OBJECTIVE:
Select all lines with the string "that" in them, and copy those lines.

SUPPLIED MATERIAL:
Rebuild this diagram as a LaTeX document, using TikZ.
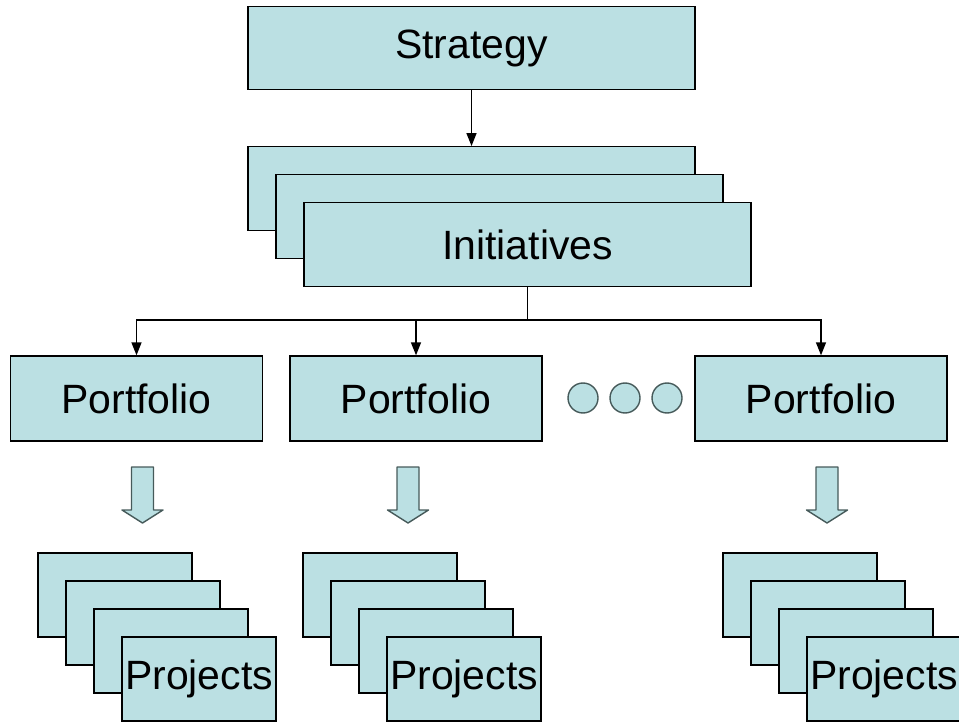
\documentclass[tikz,border=0pt]{standalone}
\usepackage{fontspec}
\setmainfont{Liberation Sans}
\usetikzlibrary{arrows.meta}
\definecolor{boxblue}{RGB}{187,224,227}
\definecolor{edgegray}{RGB}{70,90,90}

\begin{document}
\begin{tikzpicture}[x=0.02cm, y=-0.02cm,
  every node/.style={font=\fontsize{23.3}{28}\selectfont, inner sep=0pt},
  bigbox/.style={draw, thick, fill=boxblue, minimum width=8.94cm, minimum height=1.67cm},
  portbox/.style={draw, thick, fill=boxblue, minimum width=5.04cm, minimum height=1.70cm},
  projbox/.style={draw, thick, fill=boxblue, minimum width=3.08cm, minimum height=1.68cm},
  dot/.style={circle, draw=edgegray, thick, fill=boxblue, minimum size=0.6cm},
  blockarrow/.style={draw=edgegray, thick, fill=boxblue, line join=round},
  arr/.style={thick, -{Triangle[length=0.26cm, width=0.2cm]}}]
\useasboundingbox (0,0) rectangle (959,722);
\clip (0,0) rectangle (959,722);

\node [bigbox] (strategy) at (471.5, 48) {Strategy};

\node [bigbox] (init1) at (471.5, 188.5) {};
\node [bigbox] (init2) at (499.5, 216.5) {};
\node [bigbox] (init3) at (527.5, 244.5) {Initiatives};

\node [portbox] (port1) at (136.5, 398.5) {Portfolio};
\node [portbox] (port2) at (416, 398.5) {Portfolio};
\node [portbox] (port3) at (821, 398.5) {Portfolio};

\node [dot] (dot1) at (583, 398) {};
\node [dot] (dot2) at (625, 398) {};
\node [dot] (dot3) at (667, 398) {};

\coordinate (fork) at (527.5, 320);

\draw [arr] (strategy) -- (init1);
\draw [thick] (init3.south) -- (fork);
\draw [arr] (fork) -| (port1.north);
\draw [arr] (fork) -| (port2.north);
\draw [arr] (fork) -| (port3.north);

% block arrows
\draw [blockarrow] (131.5, 467) -- (153.5, 467) -- (153.5, 510) -- (163, 510)
  -- (142.5, 523) -- (122, 510) -- (131.5, 510) -- cycle;
\draw [blockarrow] (397, 467) -- (419, 467) -- (419, 510) -- (428.5, 510)
  -- (408, 523) -- (387.5, 510) -- (397, 510) -- cycle;
\draw [blockarrow] (816, 467) -- (838, 467) -- (838, 510) -- (847.5, 510)
  -- (827, 523) -- (806.5, 510) -- (816, 510) -- cycle;

% project stacks
\node [projbox] (proja1) at (115, 595) {};
\node [projbox] (proja2) at (143, 623) {};
\node [projbox] (proja3) at (171, 651) {};
\node [projbox] (proja4) at (199, 679) {Projects};

\node [projbox] (projb1) at (380, 595) {};
\node [projbox] (projb2) at (408, 623) {};
\node [projbox] (projb3) at (436, 651) {};
\node [projbox] (projb4) at (464, 679) {Projects};

\node [projbox] (projc1) at (800, 595) {};
\node [projbox] (projc2) at (828, 623) {};
\node [projbox] (projc3) at (856, 651) {};
\node [projbox] (projc4) at (884, 679) {Projects};
\end{tikzpicture}
\end{document}
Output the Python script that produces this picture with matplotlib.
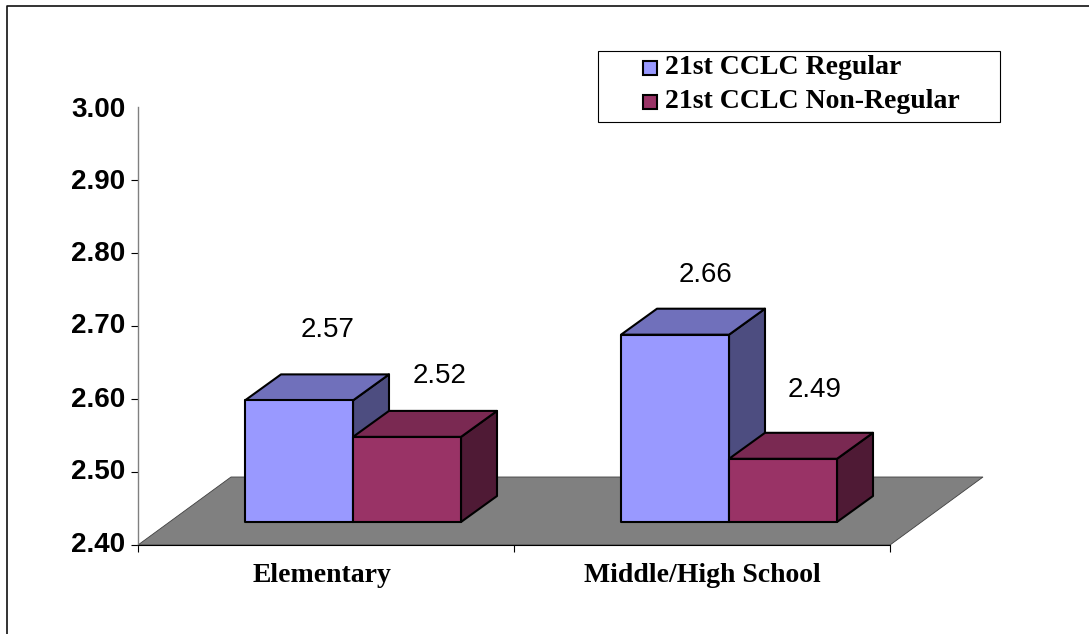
import matplotlib
matplotlib.use("Agg")
import matplotlib.pyplot as plt
from matplotlib.lines import Line2D
from matplotlib.patches import Polygon, Rectangle
from matplotlib.transforms import ScaledTranslation

categories = ["Elementary", "Middle/High School"]
series_names = ["21st CCLC Regular", "21st CCLC Non-Regular"]
regular = [2.57, 2.66]
non_regular = [2.52, 2.49]
y_ticks = [2.40, 2.50, 2.60, 2.70, 2.80, 2.90, 3.00]

# label placement above each bar's front-top edge, pixels (regular, non-regular) per category
label_offsets = [[(83, 70.5), (87, 61)], [(84, 60), (86, 68.5)]]
category_shift = [-4, 0]
tick_label_lift = [3, 3, 2, 3, 2, 1.5, 0]

W, H = 1089, 634
fig = plt.figure(figsize=(W / 100, H / 100), dpi=100, facecolor="white")
ax = fig.add_axes([138 / W, 1 - 545 / H, 752 / W, 438 / H])
ax.set_xlim(0, 2)
ax.set_ylim(2.40, 3.00)
ax.patch.set_visible(False)
for s in ("top", "right"):
    ax.spines[s].set_visible(False)
ax.spines["left"].set_color("#808080")
ax.spines["left"].set_linewidth(1.0)
ax.spines["bottom"].set_color("black")
ax.spines["bottom"].set_linewidth(0.8)

# pixel sizes in data units
px = 2 / 752
py = 0.6 / 438

# floor
floor_dx, floor_dy = 93 * px, 68 * py
ax.add_patch(Polygon([(0, 2.40), (floor_dx, 2.40 + floor_dy), (2 + floor_dx, 2.40 + floor_dy), (2, 2.40)],
                     closed=True, fc="#808080", ec="#404040", lw=0.6, clip_on=False, zorder=1))

# 3D bars
front_dy = 23 * py
top_shift = -2.5 * py
deep_dx, deep_dy = 36 * px, 26 * py
bar_w = 108 * px
centers = [0.5, 1.5]
colors = [("#9999FF", "#7070BB", "#4D4D80"), ("#993366", "#7A2952", "#4F1A35")]


def bar(x0, v, cols, z):
    x1 = x0 + bar_w
    b = 2.40 + front_dy
    t = v + front_dy + top_shift
    kw = dict(closed=True, ec="black", lw=1.5, joinstyle="round", zorder=z)
    ax.add_patch(Polygon([(x1, b), (x1 + deep_dx, b + deep_dy), (x1 + deep_dx, t + deep_dy), (x1, t)], fc=cols[2], **kw))
    ax.add_patch(Polygon([(x0, t), (x0 + deep_dx, t + deep_dy), (x1 + deep_dx, t + deep_dy), (x1, t)], fc=cols[1], **kw))
    ax.add_patch(Polygon([(x0, b), (x0, t), (x1, t), (x1, b)], fc=cols[0], **kw))


def lab(x0, v, off):
    t = v + front_dy + top_shift
    ax.text(x0 + off[0] * px, t + off[1] * py, f"{v:.2f}", ha="center", va="center", fontsize=20,
            family="Liberation Sans", color="black", zorder=10)


for i, c in enumerate(centers):
    x_r = c - bar_w + 27 * px
    x_n = x_r + bar_w
    z = 3 + i * 2
    bar(x_r, regular[i], colors[0], z)
    bar(x_n, non_regular[i], colors[1], z + 1)
    lab(x_r, regular[i], label_offsets[i][0])
    lab(x_n, non_regular[i], label_offsets[i][1])

ax.set_yticks(y_ticks)
ax.set_yticklabels([f"{v:.2f}" for v in y_ticks], fontsize=20, fontweight="bold", family="Liberation Sans")
ax.set_xticks([0, 1, 2])
ax.set_xticklabels([])
ax.tick_params(axis="both", length=5, width=0.8, color="black", direction="out")
ax.tick_params(axis="y", pad=4)
ax.yaxis.get_major_ticks()[-1].tick1line.set_visible(False)
for label, lift in zip(ax.get_yticklabels(), tick_label_lift):
    label.set_transform(label.get_transform() + ScaledTranslation(0, lift / 100, fig.dpi_scale_trans))
for c, name, sh in zip(centers, categories, category_shift):
    ax.text(c + sh * px, 2.40 - 30 * py, name, ha="center", va="center", fontsize=20, fontweight="bold",
            family="Liberation Serif", clip_on=False)

# outer frame: top and left edges only
fig.add_artist(Line2D([7 / W, 7 / W, 1], [0, 1 - 5.5 / H, 1 - 5.5 / H], transform=fig.transFigure,
                      color="#111111", lw=1.2))

# legend box
fig.add_artist(Rectangle((598 / W, 1 - 121.5 / H), 402 / W, 71 / H, transform=fig.transFigure,
                         fc="white", ec="black", lw=0.8, zorder=20))
for name, col, yy in zip(series_names, colors, (67.5, 101.5)):
    fig.add_artist(Rectangle((642.5 / W, 1 - (yy + 7) / H), 14 / W, 14 / H, transform=fig.transFigure,
                             fc=col[0], ec="black", lw=1.5, zorder=21))
    fig.text(665 / W, 1 - yy / H, name, ha="left", va="center", fontsize=20, fontweight="bold",
             family="Liberation Serif", zorder=22)

fig.savefig("out.png", dpi=100)
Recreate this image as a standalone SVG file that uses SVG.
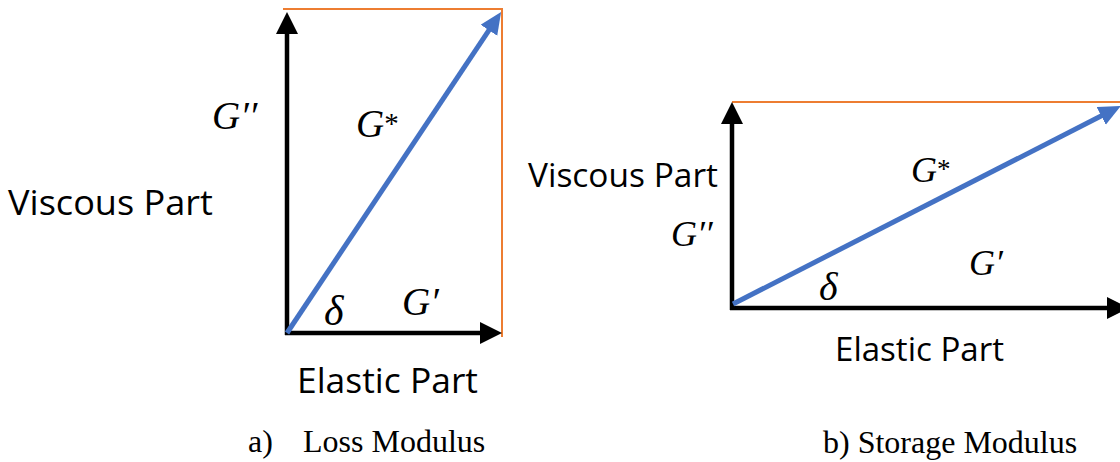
<svg xmlns="http://www.w3.org/2000/svg" width="1120" height="462" viewBox="0 0 1120 462">
  <style>
    .axis { stroke: #000; stroke-width: 4.5; fill: none; }
    .vec { stroke: #4472C4; stroke-width: 5; fill: none; }
    .guide { stroke: #ED7D31; stroke-width: 2; fill: none; }
    .lab { font-family: "Open Sans", "Liberation Sans", sans-serif; fill: #000; }
    .math { font-family: "Liberation Serif", "DejaVu Serif", serif; font-style: italic; fill: #000; }
    .cap { font-family: "Liberation Serif", "Times New Roman", serif; font-size: 32px; fill: #000; }
  </style>
  <defs>
    <marker id="ahBlack" markerUnits="userSpaceOnUse" markerWidth="24" markerHeight="24" refX="2" refY="11" orient="auto">
      <path d="M0,0 L22,11 L0,22 z" fill="#000"/>
    </marker>
    <marker id="ahBlue" markerUnits="userSpaceOnUse" markerWidth="24" markerHeight="24" refX="2" refY="10" orient="auto">
      <path d="M0,0 L22,10 L0,20 z" fill="#4472C4"/>
    </marker>
  </defs>
  <rect width="1120" height="462" fill="#fff"/>

  <g id="connectors">
    <!-- panel a -->
    <line class="guide" x1="283" y1="9" x2="503" y2="9"/>
    <line class="guide" x1="502" y1="9" x2="502" y2="337"/>
    <line class="axis" x1="287" y1="335" x2="287" y2="32" marker-end="url(#ahBlack)"/>
    <line class="axis" x1="285" y1="333" x2="482" y2="333" marker-end="url(#ahBlack)"/>
    <line class="vec" x1="287" y1="333" x2="490" y2="28.6" marker-end="url(#ahBlue)"/>
    <!-- panel b -->
    <line class="guide" x1="732" y1="102" x2="1120" y2="102"/>
    <line class="axis" x1="732" y1="310" x2="732" y2="122" marker-end="url(#ahBlack)"/>
    <line class="axis" x1="730" y1="308" x2="1109" y2="308" marker-end="url(#ahBlack)"/>
    <line class="vec" x1="733" y1="304" x2="1103" y2="115" marker-end="url(#ahBlue)"/>
  </g>

  <g id="panel-a-labels">
    <text id="a-viscous" class="lab" x="8" y="215" font-size="35" textLength="205" lengthAdjust="spacingAndGlyphs">Viscous Part</text>
    <text id="a-elastic" class="lab" x="297" y="393" font-size="35" textLength="181" lengthAdjust="spacingAndGlyphs">Elastic Part</text>
    <text id="a-gpp" class="math" x="212" y="129" font-size="39">G′′</text>
    <text id="a-gstar" class="math" x="356" y="137" font-size="39">G<tspan font-style="normal" font-size="29" dy="-4">*</tspan></text>
    <text id="a-delta" class="math" x="324" y="325" font-size="42">δ</text>
    <text id="a-gp" class="math" x="402" y="315" font-size="39">G′</text>
    <text id="a-caption" class="cap" x="248" y="452">a)<tspan x="303">Loss Modulus</tspan></text>
  </g>

  <g id="panel-b-labels">
    <text id="b-viscous" class="lab" x="528" y="187" font-size="32.5" textLength="190" lengthAdjust="spacingAndGlyphs">Viscous Part</text>
    <text id="b-elastic" class="lab" x="835" y="361" font-size="32.5" textLength="169" lengthAdjust="spacingAndGlyphs">Elastic Part</text>
    <text id="b-gpp" class="math" x="671" y="246" font-size="36">G′′</text>
    <text id="b-gstar" class="math" x="911" y="182" font-size="36">G<tspan font-style="normal" font-size="27" dy="-4">*</tspan></text>
    <text id="b-delta" class="math" x="819" y="300" font-size="40">δ</text>
    <text id="b-gp" class="math" x="969" y="275" font-size="36">G′</text>
    <text id="b-caption" class="cap" x="823" y="453">b) Storage Modulus</text>
  </g>
</svg>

OUTPUT FOR THIS EXERCISE:
Output the Python script that produces this picture with matplotlib.
Recreate this image as a standalone SVG file that uses SVG.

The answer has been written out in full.